---------- Material ----------
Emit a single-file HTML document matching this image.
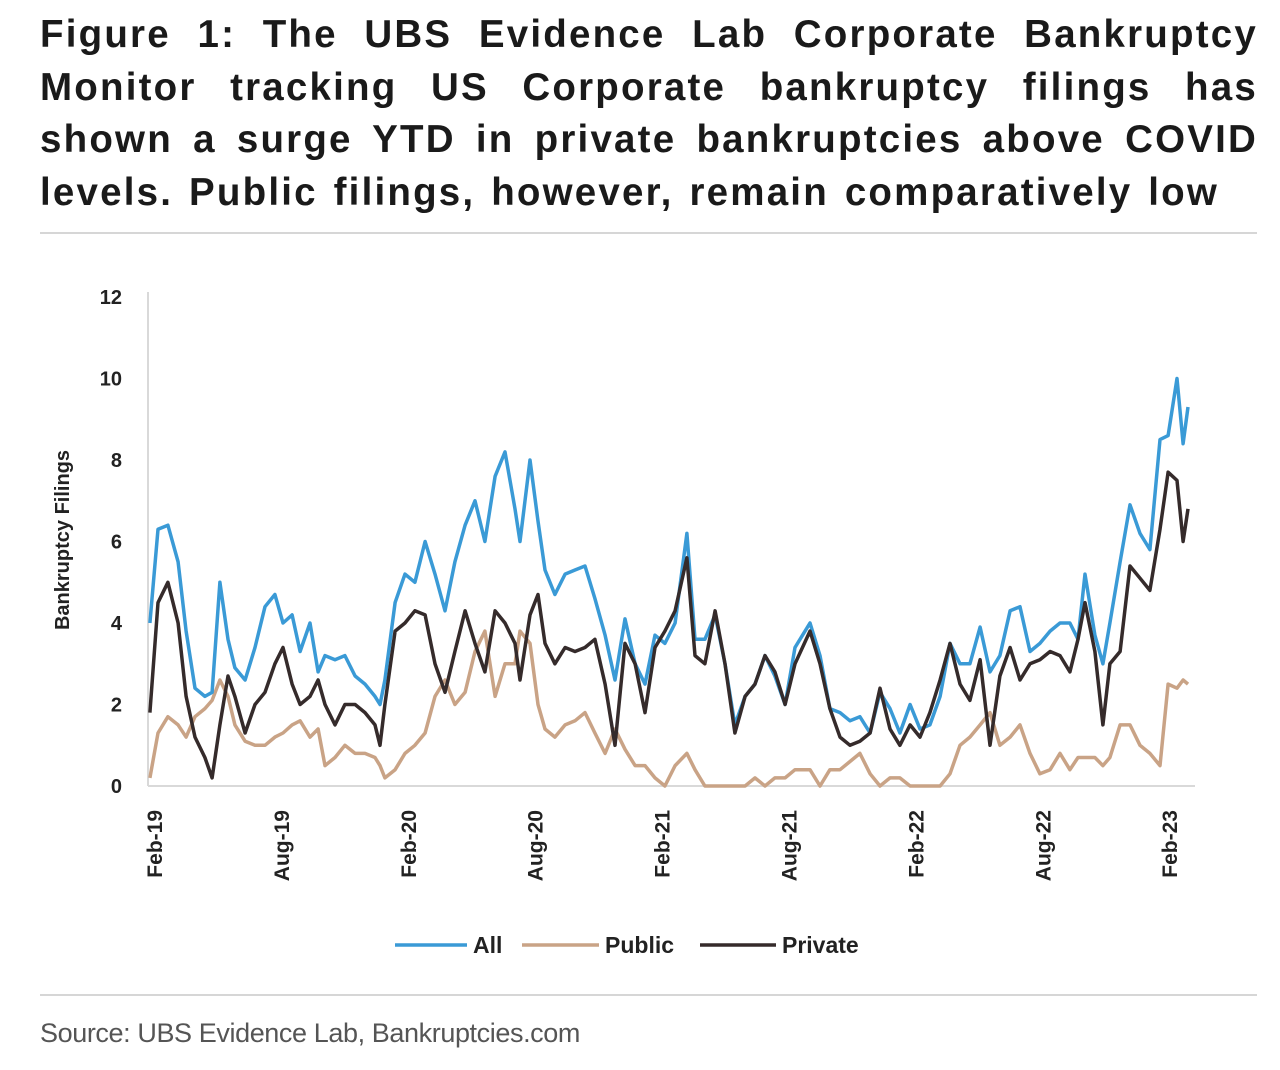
<!DOCTYPE html>
<html><head><meta charset="utf-8"><style>
body{margin:0;background:#fff;width:1280px;height:1070px;overflow:hidden;font-family:"Liberation Sans",sans-serif}
#title{position:absolute;left:40px;top:9px;width:1216px;font-weight:bold;font-size:38.5px;line-height:52.5px;color:#1a1a1a;letter-spacing:2.2px}
#title div{text-align:justify;text-align-last:justify;white-space:nowrap;margin-right:-2px}
#title div.last{text-align-last:left;word-spacing:3px}
.rule{position:absolute;left:40px;width:1217px;height:2px;background:#d6d6d6}
#src{position:absolute;left:40px;top:1018px;font-size:27px;color:#555;letter-spacing:-0.4px}
</style></head><body>
<div id="title">
<div>Figure 1: The UBS Evidence Lab Corporate Bankruptcy</div>
<div>Monitor tracking US Corporate bankruptcy filings has</div>
<div>shown a surge YTD in private bankruptcies above COVID</div>
<div class="last">levels. Public filings, however, remain comparatively low</div>
</div>
<div class="rule" style="top:232px"></div>
<div class="rule" style="top:994px"></div>
<div id="src">Source: UBS Evidence Lab, Bankruptcies.com</div>
<svg id="chart" width="1280" height="1070" style="position:absolute;left:0;top:0"></svg>
<script>
const months=[-0.24,0.14,0.61,1.09,1.47,1.89,2.36,2.7,3.07,3.45,3.78,4.26,4.73,5.2,5.67,6.05,6.48,6.86,7.33,7.71,8.04,8.51,8.98,9.46,9.93,10.4,10.64,10.87,11.35,11.82,12.29,12.77,13.24,13.71,14.18,14.66,15.13,15.6,16.08,16.55,17.02,17.26,17.73,18.11,18.44,18.91,19.39,19.86,20.33,20.8,21.28,21.75,22.22,22.7,23.17,23.64,24.11,24.59,25.15,25.53,26.0,26.48,26.95,27.42,27.9,28.37,28.84,29.31,29.79,30.26,30.97,31.44,31.91,32.39,32.86,33.33,33.81,34.28,34.75,35.22,35.7,36.17,36.64,37.12,37.59,38.06,38.53,39.01,39.48,39.95,40.43,40.9,41.37,41.84,42.32,42.79,43.26,43.64,43.97,44.44,44.82,45.15,45.63,46.1,46.57,47.04,47.52,47.9,48.32,48.61,48.84];
const allVals=[4.0,6.3,6.4,5.5,3.8,2.4,2.2,2.3,5.0,3.6,2.9,2.6,3.4,4.4,4.7,4.0,4.2,3.3,4.0,2.8,3.2,3.1,3.2,2.7,2.5,2.2,2.0,2.6,4.5,5.2,5.0,6.0,5.2,4.3,5.5,6.4,7.0,6.0,7.6,8.2,6.8,6.0,8.0,6.5,5.3,4.7,5.2,5.3,5.4,4.6,3.7,2.6,4.1,3.0,2.5,3.7,3.5,4.0,6.2,3.6,3.6,4.2,3.0,1.5,2.2,2.5,3.2,2.7,2.0,3.4,4.0,3.2,1.9,1.8,1.6,1.7,1.3,2.3,1.9,1.3,2.0,1.4,1.5,2.2,3.5,3.0,3.0,3.9,2.8,3.2,4.3,4.4,3.3,3.5,3.8,4.0,4.0,3.6,5.2,3.7,3.0,4.0,5.5,6.9,6.2,5.8,8.5,8.6,10.0,8.4,9.3];
const privateVals=[1.8,4.5,5.0,4.0,2.2,1.2,0.7,0.2,1.5,2.7,2.2,1.3,2.0,2.3,3.0,3.4,2.5,2.0,2.2,2.6,2.0,1.5,2.0,2.0,1.8,1.5,1.0,2.0,3.8,4.0,4.3,4.2,3.0,2.3,3.3,4.3,3.5,2.8,4.3,4.0,3.5,2.6,4.2,4.7,3.5,3.0,3.4,3.3,3.4,3.6,2.5,1.0,3.5,3.0,1.8,3.4,3.8,4.3,5.6,3.2,3.0,4.3,3.0,1.3,2.2,2.5,3.2,2.8,2.0,3.0,3.8,3.0,1.9,1.2,1.0,1.1,1.3,2.4,1.4,1.0,1.5,1.2,1.8,2.6,3.5,2.5,2.1,3.1,1.0,2.7,3.4,2.6,3.0,3.1,3.3,3.2,2.8,3.6,4.5,3.3,1.5,3.0,3.3,5.4,5.1,4.8,6.3,7.7,7.5,6.0,6.8];
const publicVals=[0.2,1.3,1.7,1.5,1.2,1.7,1.9,2.1,2.6,2.2,1.5,1.1,1.0,1.0,1.2,1.3,1.5,1.6,1.2,1.4,0.5,0.7,1.0,0.8,0.8,0.7,0.5,0.2,0.4,0.8,1.0,1.3,2.2,2.6,2.0,2.3,3.3,3.8,2.2,3.0,3.0,3.8,3.5,2.0,1.4,1.2,1.5,1.6,1.8,1.3,0.8,1.4,0.9,0.5,0.5,0.2,0.0,0.5,0.8,0.4,0.0,0.0,0.0,0.0,0.0,0.2,0.0,0.2,0.2,0.4,0.4,0.0,0.4,0.4,0.6,0.8,0.3,0.0,0.2,0.2,0.0,0.0,0.0,0.0,0.3,1.0,1.2,1.5,1.8,1.0,1.2,1.5,0.8,0.3,0.4,0.8,0.4,0.7,0.7,0.7,0.5,0.7,1.5,1.5,1.0,0.8,0.5,2.5,2.4,2.6,2.5];
const yTicks=[0,2,4,6,8,10,12];
const xTickLabels=["Feb-19","Aug-19","Feb-20","Aug-20","Feb-21","Aug-21","Feb-22","Aug-22","Feb-23"];
const xTickMonths=[0,6,12,18,24,30,36,42,48];

const NS="http://www.w3.org/2000/svg";
const svg=document.getElementById('chart');
const X=m=>155+m*21.15;
const Y=v=>786-v*40.75;
function mk(t,a,p){const e=document.createElementNS(NS,t);for(const k in a)e.setAttribute(k,a[k]);(p||svg).appendChild(e);return e;}
let e;
e=mk('line',{x1:148,y1:292,x2:148,y2:786,stroke:'#d9d9d9','stroke-width':2});


e=mk('line',{x1:148,y1:786,x2:1195,y2:786,stroke:'#d9d9d9','stroke-width':2});


yTicks.forEach(v=>{
  const t=mk('text',{x:122,y:Y(v)+7,'text-anchor':'end','font-size':20,'font-weight':'bold',fill:'#222'});
  t.textContent=v;
  
  
});
xTickLabels.forEach((l,i)=>{
  const x=X(xTickMonths[i])+7;
  const t=mk('text',{x:x,y:810,'text-anchor':'end','font-size':21,'font-weight':'bold',fill:'#222',transform:`rotate(-90 ${x} 810)`});
  t.textContent=l;
  
  
});
e=mk('text',{x:69,y:540,'text-anchor':'middle','font-size':20,'font-weight':'bold',fill:'#222',transform:'rotate(-90 69 540)'});
e.textContent='Bankruptcy Filings';


function line(vals,color,name){
  const d=vals.map((v,i)=>(i?'L':'M')+X(months[i]).toFixed(1)+' '+Y(v).toFixed(1)).join(' ');
  const p=mk('path',{d:d,fill:'none',stroke:color,'stroke-width':3.5,'stroke-linejoin':'round'});
  
  
}
line(publicVals,'#c9a386','public-line');
line(allVals,'#3a9ad6','all-line');
line(privateVals,'#352b2b','private-line');
const legend=[['All','#3a9ad6',395,473],['Public','#c9a386',522,605],['Private','#352b2b',700,782]];
legend.forEach(l=>{
  const g=mk('g',{});
  
  
  mk('line',{x1:l[2],y1:945,x2:l[3]-6,y2:945,stroke:l[1],'stroke-width':3.5},g);
  const t=mk('text',{x:l[3],y:953,'font-size':23,'font-weight':'bold',fill:'#222'},g);
  t.textContent=l[0];
});
</script>
</body></html>
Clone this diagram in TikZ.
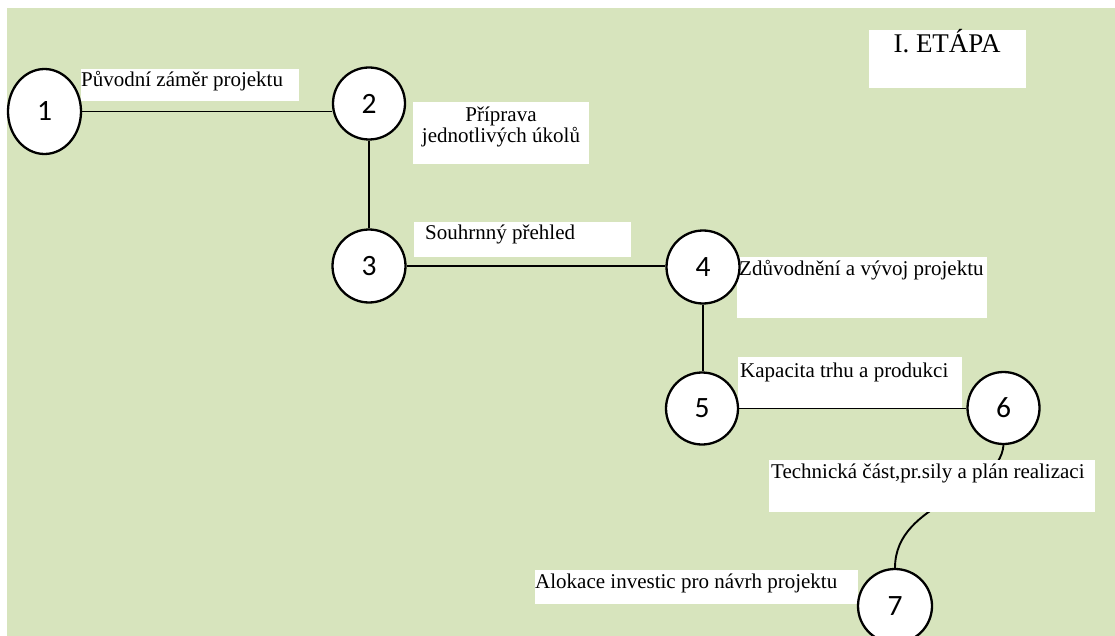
\documentclass[tikz,border=0pt]{standalone}
\usepackage{fontspec}
\setmainfont{Liberation Serif}
\newfontfamily\numfont{Carlito}
\usetikzlibrary{shapes.geometric}
\definecolor{bggreen}{HTML}{D7E4BD}
\begin{document}
\begin{tikzpicture}[x=1pt,y=-1pt,
  stage/.style={circle,draw=black,line width=2.3pt,fill=white,minimum size=72pt,
    inner sep=0pt,font=\numfont\fontsize{29.5}{29.5}\selectfont},
  link/.style={draw=black,line width=1.9pt},
  labelbox/.style={fill=white},
  lbl/.style={inner sep=0pt,anchor=base west,font=\fontsize{21}{21}\selectfont},
]
\useasboundingbox (0,0) rectangle (1115,636);
\clip (0,0) rectangle (1115,636);

% background panel
\fill[bggreen] (7,8) rectangle (1115,636);

% stage coordinates (used by connectors before the circles are drawn)
\coordinate (c1) at (44.5,111.5);
\coordinate (c2) at (369,103.5);
\coordinate (c3) at (369,266);
\coordinate (c4) at (703,267);
\coordinate (c5) at (702,408.5);
\coordinate (c6) at (1003.5,408);
\coordinate (c7) at (895,606);

% invisible placeholders so connectors end on the borders
\path (c1) node[stage,ellipse,minimum width=73pt,minimum height=85pt,draw=none,fill=none] (p1) {};
\path (c2) node[stage,draw=none,fill=none] (p2) {};
\path (c3) node[stage,minimum size=73pt,draw=none,fill=none] (p3) {};
\path (c4) node[stage,minimum size=73pt,draw=none,fill=none] (p4) {};
\path (c5) node[stage,draw=none,fill=none] (p5) {};
\path (c6) node[stage,draw=none,fill=none] (p6) {};
\path (c7) node[stage,minimum size=74pt,draw=none,fill=none] (p7) {};

% connectors
\draw[link] (p1.east) -- (p1.east -| p2.west);
\draw[link] (p2.south) -- (p3.north);
\draw[link] (p3.east) -- (p3.east -| p4.west);
\draw[link] (p4.south) -- (p4.south |- p5.north);
\draw[link] (p5.east) -- (p5.east -| p6.west);
\draw[link] (p6.south) .. controls (999,495) and (895,500) .. (p7.north);

% label boxes
\fill[labelbox] (81,69) rectangle (299,101);
\fill[labelbox] (413,102) rectangle (589,164);
\fill[labelbox] (414,222) rectangle (631,257);
\fill[labelbox] (737,257) rectangle (987,318);
\fill[labelbox] (738,357) rectangle (962,407.5);
\fill[labelbox] (769,460) rectangle (1095,512);
\fill[labelbox] (535,570) rectangle (858,604);
\fill[labelbox] (869,30) rectangle (1026,88);

% labels
\node[lbl] (l1) at (81,87) {Původní záměr projektu};
\node[lbl,anchor=base] (l2a) at (501,122) {Příprava};
\node[lbl,anchor=base] (l2b) at (501,143) {jednotlivých úkolů};
\node[lbl] (l3) at (425,240) {Souhrnný přehled};
\node[lbl] (l4) at (739,275) {Zdůvodnění a vývoj projektu};
\node[lbl] (l5) at (740,377) {Kapacita trhu a produkci};
\node[lbl] (l6) at (771,478) {Technická část,pr.sily a plán realizaci};
\node[lbl] (l7) at (535,588) {Alokace investic pro návrh projektu};
\node[lbl,anchor=base,font=\fontsize{27}{27}\selectfont] (etapa) at (947,53) {I. ETÁPA};

% stages
\node[stage,ellipse,minimum width=73pt,minimum height=85pt] (n1) at (c1) {1};
\node[stage] (n2) at (c2) {2};
\node[stage,minimum size=73pt] (n3) at (c3) {3};
\node[stage,minimum size=73pt] (n4) at (c4) {4};
\node[stage] (n5) at (c5) {5};
\node[stage] (n6) at (c6) {6};
\node[stage,minimum size=74pt] (n7) at (c7) {7};
\end{tikzpicture}
\end{document}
----------
#### Set exercise:
State how many lines above contain the string "this", with no other words.

#### Right answer:
2